Measuring the Angle of a Triangle with a Protractor (Question Illustrated by Image)

423 Views Asked by At

Forgive my ignorance, and teach me the correct way to read an angle when I am using a protractor. From the image below, would any of the two statements below be correct? If yes, which one? If neither, what would be the correct way to state the angle of the triangle of the chart?

Statements:

  1. Relative to March 18th, the triangle formed by the number of cases is roughly at a 30 degrees angle

  2. Relative to March 18th, the triangle formed by the number of cases is roughly at a 150 degrees angle

Protractor superimposed on a bars-chart visualization of the number of COVID-19 cases:

enter image description here

Thank you.

2

There are 2 best solutions below

0
On BEST ANSWER

In general, the angle is taken as the smallest one, but I don't know if there is any agreement for the type of data you are using.

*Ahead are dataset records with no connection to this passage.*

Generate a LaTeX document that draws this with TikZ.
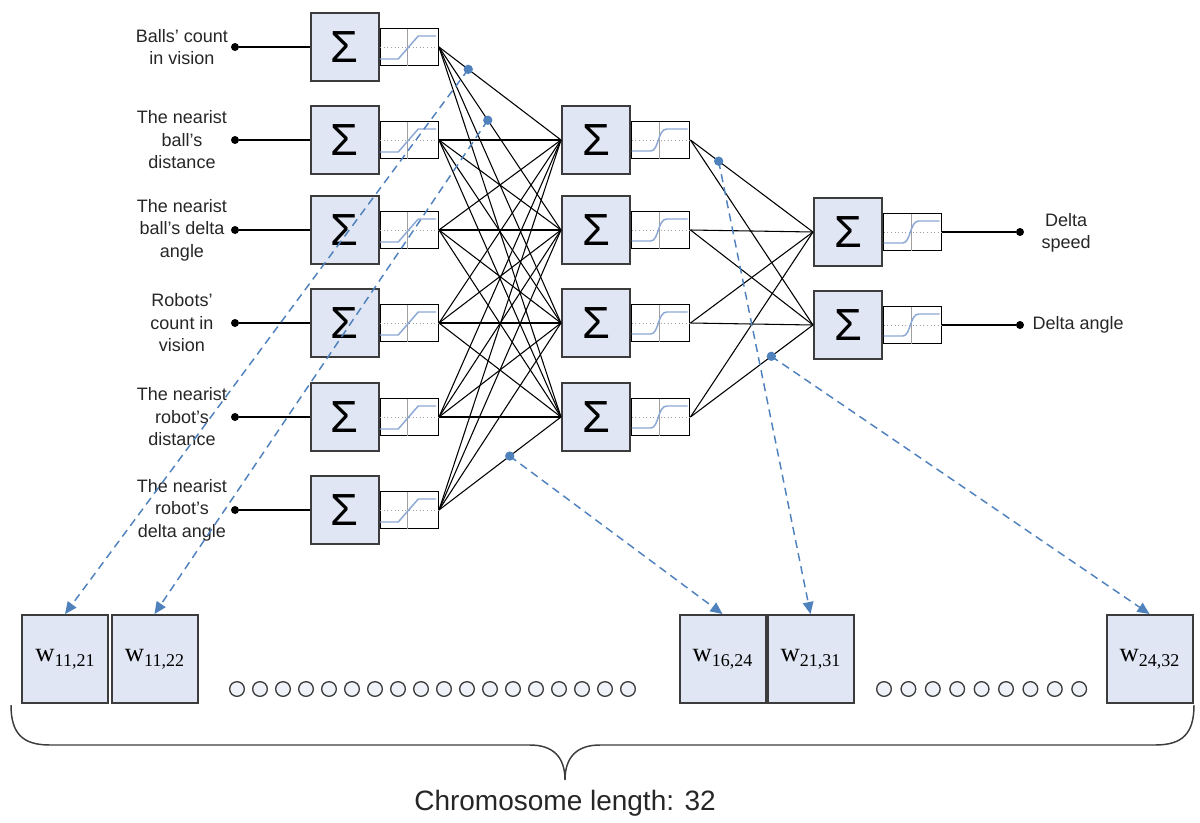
\documentclass[tikz,border=0pt]{standalone}
\usepackage{fontspec}
\setmainfont{Liberation Sans}
\newfontfamily\seriffont{Liberation Serif}
\usetikzlibrary{calc,arrows.meta}

\definecolor{boxfill}{RGB}{224,230,243}
\definecolor{boxline}{RGB}{60,60,60}
\definecolor{curveblue}{RGB}{140,168,212}
\definecolor{linkblue}{RGB}{79,129,189}
\definecolor{gridgrey}{RGB}{160,160,160}

\tikzset{
  sumbox/.style={draw=boxline, line width=1.5pt, fill=boxfill, minimum width=51pt,
    minimum height=51pt, inner sep=0pt, font=\fontsize{33.75}{36}\selectfont},
  actbox/.style={draw=black, line width=1.1pt, fill=white, minimum width=43.5pt,
    minimum height=27.75pt, inner sep=0pt, anchor=west},
  wire/.style={line width=0.8pt, black},
  wdot/.style={circle, fill=black, inner sep=0pt, minimum size=6pt},
  lbl/.style={align=center, font=\fontsize{13.5}{16.9}\selectfont, text=black!85},
  gene/.style={draw=boxline, line width=1.5pt, fill=boxfill, minimum width=64.5pt,
    minimum height=66pt, inner sep=0pt, anchor=north},
  link/.style={linkblue, dash pattern=on 6pt off 4pt, line width=1.1pt,
    -{Triangle[length=9pt,width=8pt]}},
  ldot/.style={circle, fill=linkblue, inner sep=0pt, minimum size=7pt},
  slot/.style={circle, draw=boxline, line width=1pt, fill=boxfill!50,
    minimum size=11pt, inner sep=0pt},
}

% piecewise-linear transfer curve of the input layer
\newcommand\rampcurve[1]{%
  \begin{scope}[shift={(#1.center)}]
    \draw[gridgrey, line width=0.5pt] (-2,-18.5) -- (-2,18.5);
    \draw[gridgrey, dotted, line width=0.7pt] (-29,0) -- (29,0);
    \draw[curveblue, line width=1.1pt] (-29,12) -- (-11,12) -- (9,-11) -- (27,-11);
  \end{scope}}
% sigmoid transfer curve of the hidden and output layers
\newcommand\scurve[1]{%
  \begin{scope}[shift={(#1.center)}]
    \draw[gridgrey, line width=0.5pt] (-1,-18.5) -- (-1,18.5);
    \draw[gridgrey, dotted, line width=0.7pt] (-29,0) -- (29,0);
    \draw[curveblue, line width=1.1pt] (-29,11) -- (-10,11)
      .. controls (-2,11) and (-3,-11) .. (6,-11) -- (27,-11);
  \end{scope}}
% chromosome gene label
\newcommand\genetext[1]{{\seriffont\fontsize{20}{20}\selectfont w\raisebox{-3.5pt}{\fontsize{13.5}{14}\selectfont #1}}}

\begin{document}
\begin{tikzpicture}[x=0.75pt, y=-0.75pt]
\useasboundingbox (0,0) rectangle (1200,822);

% ---- input layer ----
\foreach \n/\yy in {1/47,2/140,3/230,4/323,5/417,6/510}{
  \node[sumbox] (i\n) at (344.5,\yy) {Σ};
  \node[actbox] (gi\n) at (i\n.east) {};
  \rampcurve{gi\n}
  \node[wdot] (x\n) at (235,\yy) {};
  \draw[wire] (x\n) -- (i\n.west);
}
\node[lbl] (l1) at (182,47)  {Balls’ count\\in vision};
\node[lbl] (l2) at (182,140) {The nearist\\ball’s\\distance};
\node[lbl] (l3) at (182,230) {The nearist\\ball’s delta\\angle};
\node[lbl] (l4) at (182,323) {Robots’\\count in\\vision};
\node[lbl] (l5) at (182,417) {The nearist\\robot’s\\distance};
\node[lbl] (l6) at (182,510) {The nearist\\robot’s\\delta angle};

% ---- hidden layer ----
\foreach \n/\yy in {1/140,2/230,3/323,4/417}{
  \node[sumbox] (h\n) at (596,\yy) {Σ};
  \node[actbox] (gh\n) at (h\n.east) {};
  \scurve{gh\n}
}

% ---- output layer ----
\foreach \n/\yy in {1/232,2/325}{
  \node[sumbox] (o\n) at (848,\yy) {Σ};
  \node[actbox] (go\n) at (o\n.east) {};
  \scurve{go\n}
  \node[wdot] (y\n) at (1020,\yy) {};
  \draw[wire] (go\n.east) -- (y\n);
}
\node[lbl, anchor=west] (ol1) at (1037,233) {Delta\\speed};
\node[lbl, anchor=west] (ol2) at (1028,325) {Delta angle};

% ---- weighted connections ----
\foreach \a in {1,...,6}{
  \foreach \b in {1,...,4}{
    \draw[wire] (gi\a.east) -- (h\b.west);
  }
}
\foreach \a in {1,...,4}{
  \foreach \b in {1,2}{
    \draw[wire] (gh\a.east) -- (o\b.west);
  }
}

% ---- chromosome genes ----
\node[gene] (w1) at (65,614)    {\genetext{11,21}};
\node[gene] (w2) at (154.5,614) {\genetext{11,22}};
\node[gene] (w3) at (722.5,614) {\genetext{16,24}};
\node[gene] (w4) at (810.5,614) {\genetext{21,31}};
\node[gene] (w5) at (1149.5,614){\genetext{24,32}};

\foreach \k in {0,...,17}{
  \node[slot] (sa\k) at (237+23*\k,689) {};
}
\foreach \k in {0,...,8}{
  \node[slot] (sb\k) at (884+24.4*\k,689) {};
}

% ---- weight-to-gene mapping ----
\path (gi1.east) -- (h1.west) coordinate[pos=0.24] (d1);
\path (gi1.east) -- (h2.west) coordinate[pos=0.40] (d2);
\path (gi6.east) -- (h4.west) coordinate[pos=0.58] (d3);
\path (gh1.east) -- (o1.west) coordinate[pos=0.23] (d4);
\path (gh4.east) -- (o2.west) coordinate[pos=0.66] (d5);
\foreach \d/\w in {d1/w1,d2/w2,d3/w3,d4/w4,d5/w5}{
  \draw[link] (\d) -- (\w.north);
  \node[ldot] at (\d) {};
}

% ---- brace and caption ----
\draw[boxline, line width=1.1pt]
  (11,705) .. controls (11,733) and (22,745) .. (50,745) -- (530,745)
  .. controls (553,745) and (565,757) .. (565,780)
  .. controls (565,757) and (577,745) .. (600,745) -- (1155,745)
  .. controls (1183,745) and (1194,733) .. (1194,705);
\node[font=\fontsize{21}{25}\selectfont, text=black!85] (cap) at (565,803) {Chromosome length: 32};
\end{tikzpicture}
\end{document}
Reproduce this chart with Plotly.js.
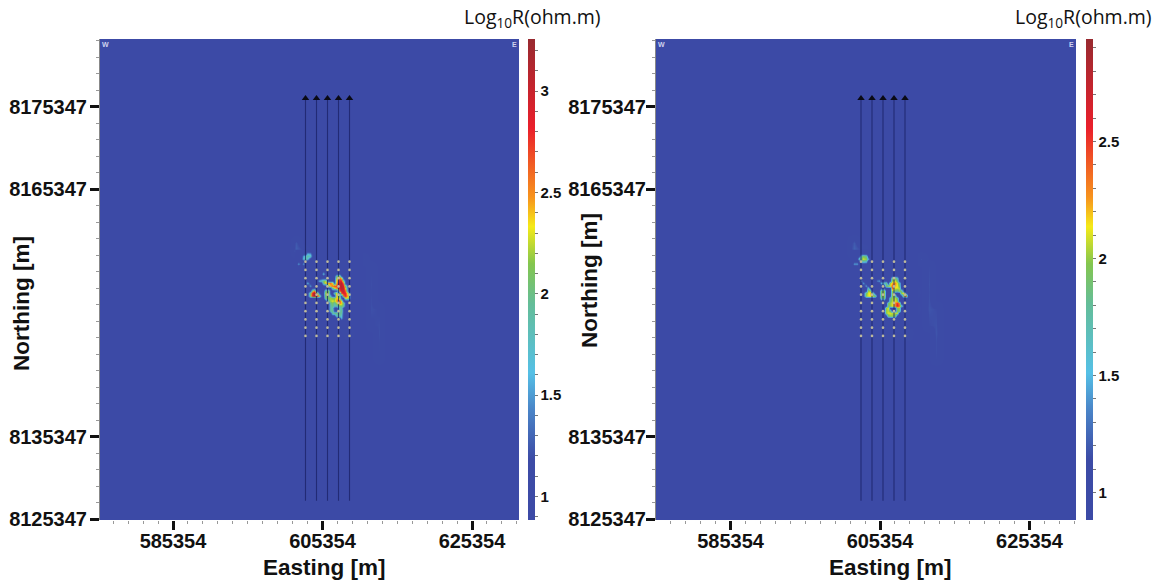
<!DOCTYPE html>
<html>
<head>
<meta charset="utf-8">
<script src="https://cdn.plot.ly/plotly-3.0.1.min.js"></script>
<style>html,body{margin:0;padding:0;background:#fff;overflow:hidden}#chart{width:1154px;height:580px}</style>
</head>
<body>
<div id="chart"></div>
<script>
// ---- tick labels and axis values ----
const eastingTicks = [585354, 605354, 625354];
const northingTicks = [8125347, 8135347, 8165347, 8175347];
const leftBarMajor = [1, 1.5, 2, 2.5, 3];
const rightBarMajor = [1, 1.5, 2, 2.5];
const backgroundLog = 1.0;

// ---- survey lines (easting, m) ----
const leftLines = [603079, 604551, 606023, 607495, 608967];
const rightLines = [602812, 604284, 605755, 607227, 608699];
const lineNorthStart = 8127547;
const lineNorthEnd = 8176347;
const receiverNorthings = [8147547, 8148547, 8149547, 8150547, 8151547, 8152547, 8153547, 8154547, 8155547, 8156547];

// ---- faint regional background, 1000 m cells ----
const plumeCols = [36, 37, 37, 37, 37, 37, 37, 37, 37, 38, 38, 38, 38, 38, 38, 38, 27, 27, 28, 33, 34, 33, 34, 35, 35];
const plumeRows = [32, 31, 30, 29, 28, 27, 26, 25, 24, 26, 25, 24, 23, 22, 21, 20, 33, 34, 33, 31, 30, 24, 23, 28, 26];
const leftPlumeVals = [1.19, 1.18, 1.19, 1.2, 1.19, 1.2, 1.21, 1.19, 1.18, 1.18, 1.19, 1.2, 1.21, 1.19, 1.19, 1.18, 1.28, 1.24, 1.22, 1.17, 1.17, 1.17, 1.17, 1.16, 1.16];
const rightPlumeVals = [1.16, 1.15, 1.16, 1.17, 1.16, 1.17, 1.18, 1.16, 1.15, 1.15, 1.16, 1.17, 1.18, 1.16, 1.16, 1.15, 1.24, 1.2, 1.19, 1.15, 1.15, 1.15, 1.15, 1.14, 1.14];

// ---- anomalies, 300 m cells: [row, first col, values west to east] ----
const leftAnomalies = [
 [1,5,[1.6,1.5]],[2,3,[1.5,1.7,1.9,1.8]],[3,3,[1.7,1.9,1.7]],[5,1,[1.5,0,1.5]],
 [9,12,[1.7]],[10,18,[1.9,2.2]],[11,18,[2.2,2.6,2.3]],
 [12,10,[1.6,1.8,2.1,2.2]],[12,18,[2.3,2.9,2.8,2.0]],
 [13,5,[1.6]],[13,12,[2.0,2.4,2.5,2.6,2.3,0,2.4,3.0,3.1,2.5]],
 [14,6,[1.5]],[14,14,[2.0,2.4,2.6,2.7,2.7,3.0,3.1,2.9,2.0]],
 [15,16,[2.0,2.3,2.5,2.9,3.1,3.0,2.3]],
 [16,7,[2.2,2.6]],[16,13,[2.0,2.1]],[16,19,[2.6,3.0,3.0,2.6]],
 [17,6,[2.1,2.9,3.2,2.6]],[17,13,[2.2,2.1,0,0,1.9,2.3,0,2.8,2.9,2.8,2.0]],
 [18,6,[2.2,2.9,3.2,3.0,2.2]],[18,13,[2.1,2.0,1.7,0,0,2.4,2.0,0,2.6,2.8,2.3]],
 [19,13,[2.0,2.1,2.2,2.1,2.1,2.4,2.2,0,0,2.3,2.2]],
 [20,14,[1.9,2.2,2.3,2.2,2.5,2.7,2.3]],
 [21,15,[2.0,2.1,1.9,2.2,2.6,2.4,2.0]],
 [22,15,[1.9,2.0,1.8,1.8,2.0,2.1,1.9]],
 [23,15,[1.9,1.8,0,0,1.8,1.9]],[24,15,[1.9,2.0,0,0,1.8,2.0]],
 [25,16,[1.9,2.0,2.0,2.0,1.9]],[26,18,[1.8,1.9,1.7]],[27,20,[1.6]]
];
const rightAnomalies = [
 [2,4,[1.7,1.9,1.8]],[3,3,[1.7,1.9,2.1,2.0,1.5]],[4,4,[1.7,1.8,1.7]],[5,1,[1.4,1.4]],
 [11,18,[1.8,1.9,1.7]],[12,4,[1.4]],[12,11,[1.3,1.4]],[12,18,[2.0,2.1,1.9]],
 [13,5,[1.4]],[13,13,[1.5,1.7,1.8,0,2.0,2.2,2.3,2.1,1.8]],
 [14,6,[1.4]],[14,15,[1.9,2.0,2.1,2.4,2.2,2.15,1.9]],
 [15,7,[1.7]],[15,18,[2.4,2.1,2.1,2.05]],
 [16,7,[2.0,2.0]],[16,13,[1.9,2.0]],[16,18,[2.0,1.9,1.8,2.0,1.9]],
 [17,6,[1.9,2.1,2.2,1.9]],[17,13,[1.9,2.0]],[17,18,[2.0,0,0,0,2.0,2.2]],
 [18,6,[2.0,2.1,2.15,2.1,1.9]],[18,13,[1.9,2.0]],[18,18,[2.0,1.8,0,0,0,2.2,2.4]],
 [19,13,[1.8,1.9,0,0,1.8,2.0,2.05,1.9]],[20,17,[1.9,2.05,2.1,2.0]],
 [21,16,[1.9,2.0,2.1,2.3,2.5,2.3]],[22,16,[1.9,2.0,2.1,2.3,2.6,2.4,1.7]],
 [23,15,[2.0,2.1,0,0,0,1.9,2.0]],[24,15,[2.0,2.05,1.9,0,0,1.9,2.0]],
 [25,15,[2.0,2.1,2.1,2.05,2.05,2.1]],[26,16,[1.9,2.0,2.0,1.9]]
];

// ---- colours by fraction of the bar ----
const colorStops = [
 [0,'#3c4aa6'],[0.127,'#3c4ba6'],[0.23,'#4a85c8'],[0.306,'#55c0e6'],[0.45,'#64bd98'],
 [0.533,'#84c64e'],[0.61,'#f5ea18'],[0.67,'#f7941d'],[0.815,'#ea1f2b'],[1,'#982a30']
];

// ---- page geometry (pixels) ----
const W = 1154, H = 580;
const px = v => v / W, py = v => 1 - v / H;
const panels = [
 {ax:'', l:100, r:519, xr:[575588, 631642], yr:[8125226, 8183543], lines:leftLines, anom:leftAnomalies, plume:leftPlumeVals, e0:601854,
  zr:[0.886, 3.26], major:leftBarMajor, barX:528, minor0:0.9, minorN:24, barTitleR:602, eastX:324, northX:21, northY:304, yStandoff:-1},
 {ax:'2', l:656, r:1076, xr:[575383, 631579], yr:[8125226, 8183543], lines:rightLines, anom:rightAnomalies, plume:rightPlumeVals, e0:601608,
  zr:[0.885, 2.94], major:rightBarMajor, barX:1086, minor0:1.0, minorN:20, barTitleR:1153, eastX:890, northX:589, northY:281, yStandoff:-4}
];

const coarseE = [], coarseN = [];
for (let i = 0; i < 60; i++) coarseE.push(574854 + 1000 * i);
for (let j = 0; j < 62; j++) coarseN.push(8124847 + 1000 * j);

const fineCols = 30, fineRows = 32, north0 = 8157847, cell = 300;

const traces = [], annotations = [];
const layout = {
 width: W, height: H, autosize: false,
 margin: {l:0, r:0, t:0, b:0}, paper_bgcolor:'#fff', plot_bgcolor:'#3c4ba6', showlegend:false
};
const tickFont = {family:'"Liberation Sans", Arial, sans-serif', size:20, color:'#111', weight:700};

panels.forEach(p => {
 const xa = 'x' + p.ax, ya = 'y' + p.ax;
 const ticks = [], texts = [];
 for (let i = 0; i < p.minorN; i++) {
  const v = Math.round((p.minor0 + 0.1 * i) * 10) / 10;
  ticks.push(v);
  texts.push(p.major.includes(v) ? String(v) : '');
 }
 const coarseZ = coarseN.map(() => coarseE.map(() => backgroundLog));
 plumeCols.forEach((c, k) => { coarseZ[plumeRows[k]][c] = p.plume[k]; });
 traces.push({
  type:'heatmap', x:coarseE, y:coarseN, z:coarseZ, xaxis:xa, yaxis:ya, zsmooth:'best',
  zmin:p.zr[0], zmax:p.zr[1], colorscale:colorStops, hoverinfo:'skip',
  colorbar:{
   x:px(p.barX), xanchor:'left', xpad:0, y:py(519.5), yanchor:'bottom', ypad:0,
   len:481/H, lenmode:'fraction', thickness:7, thicknessmode:'pixels',
   outlinewidth:0, borderwidth:0, ticks:'outside', ticklen:3, tickwidth:1, tickcolor:'#777',
   tickmode:'array', tickvals:ticks, ticktext:texts,
   tickfont:{family:'"Liberation Sans", Arial, sans-serif', size:15, color:'#111', weight:700}
  }
 });

 const east = [], north = [];
 for (let c = 0; c < fineCols; c++) east.push(p.e0 + cell * c);
 for (let k = 0; k < fineRows; k++) north.push(north0 - cell * (fineRows - 1 - k));
 const z = north.map(() => east.map(() => backgroundLog));
 p.anom.forEach(([row, col, vals]) => vals.forEach((v, n) => {
  if (v) z[fineRows - 1 - row][col + n] = v;
 }));
 traces.push({
  type:'heatmap', x:east, y:north, z, xaxis:xa, yaxis:ya, zsmooth:'best',
  zmin:p.zr[0], zmax:p.zr[1], colorscale:colorStops, showscale:false, hoverinfo:'skip'
 });

 const lx = [], ly = [];
 p.lines.forEach(e => { lx.push(e, e, null); ly.push(lineNorthStart, lineNorthEnd, null); });
 traces.push({type:'scatter', mode:'lines', x:lx, y:ly, xaxis:xa, yaxis:ya, hoverinfo:'skip',
  line:{color:'rgba(25,32,100,0.75)', width:1.1}});
 traces.push({type:'scatter', mode:'markers', x:p.lines, y:p.lines.map(() => lineNorthEnd), xaxis:xa, yaxis:ya, hoverinfo:'skip',
  marker:{symbol:'triangle-up', size:6.5, color:'#0a0a14'}});
 const dx = [], dy = [];
 p.lines.forEach(e => receiverNorthings.forEach(n => { dx.push(e); dy.push(n); }));
 traces.push({type:'scatter', mode:'markers', x:dx, y:dy, xaxis:xa, yaxis:ya, hoverinfo:'skip',
  marker:{symbol:'circle', size:2.6, color:'#bdb99c', line:{width:0}}});

 layout['xaxis' + p.ax] = {
  domain:[px(p.l), px(p.r)], range:p.xr, anchor:ya, showgrid:false, zeroline:false, showline:false,
  tickmode:'array', tickvals:eastingTicks, ticktext:eastingTicks.map(String),
  ticks:'outside', ticklen:9, tickwidth:3, tickcolor:'#111', tickfont:tickFont, ticklabelstandoff:-6,
  minor:{ticks:'outside', dtick:2000, tick0:585354, ticklen:3, tickwidth:1, tickcolor:'#999', showgrid:false}
 };
 layout['yaxis' + p.ax] = {
  domain:[py(520), py(39)], range:p.yr, anchor:xa, showgrid:false, zeroline:false,
  showline:true, linecolor:'#888', linewidth:1,
  tickmode:'array', tickvals:northingTicks, ticktext:northingTicks.map(String),
  ticks:'outside', ticklen:9, tickwidth:3, tickcolor:'#111', tickfont:tickFont, ticklabelstandoff:p.yStandoff,
  minor:{ticks:'outside', dtick:2000, tick0:8125347, ticklen:3, tickwidth:1, tickcolor:'#999', showgrid:false}
 };

 const titleFont = {family:'"Liberation Sans", Arial, sans-serif', size:22.5, color:'#111', weight:700};
 const note = (text, x, y, extra) => annotations.push(Object.assign({
  text, xref:'paper', yref:'paper', x:px(x), y:py(y), showarrow:false, xanchor:'center', yanchor:'middle', borderpad:0
 }, extra));
 note('Easting [m]', p.eastX, 567, {font:titleFont});
 note('Northing [m]', p.northX, p.northY, {font:titleFont, textangle:-90});
 note('Log<sub>10</sub>R(ohm.m)', p.barTitleR, 18, {xanchor:'right',
  font:{family:'"Open Sans", "Noto Sans", sans-serif', size:19.5, color:'#111'}});
 const mark = {family:'"Liberation Sans", Arial, sans-serif', size:7, color:'#cfd2ee', weight:700};
 note('W', p.l + 5, 44.5, {font:mark});
 note('E', p.r - 5, 44.5, {font:mark});
});
layout.annotations = annotations;

Plotly.newPlot('chart', traces, layout, {displayModeBar:false, staticPlot:true});
</script>
</body>
</html>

Edit: Thinking in angles of a triangle, that angle have to be less than $90°$, if not there is no triangle, because you already have an angle of $90°$.

0
On

If you're measuring the interior angle of the blue "triangle," it's $30$ degrees.

The supplement of the angle is $150$ degrees. It's the angle as measured from the "negative X axis" which points into the past.

To figure out which is which from the protractor, put your finger at one of the zeroes and sweep your finger up to the measured angle. You're sweeping through the appropriate angle as you do this.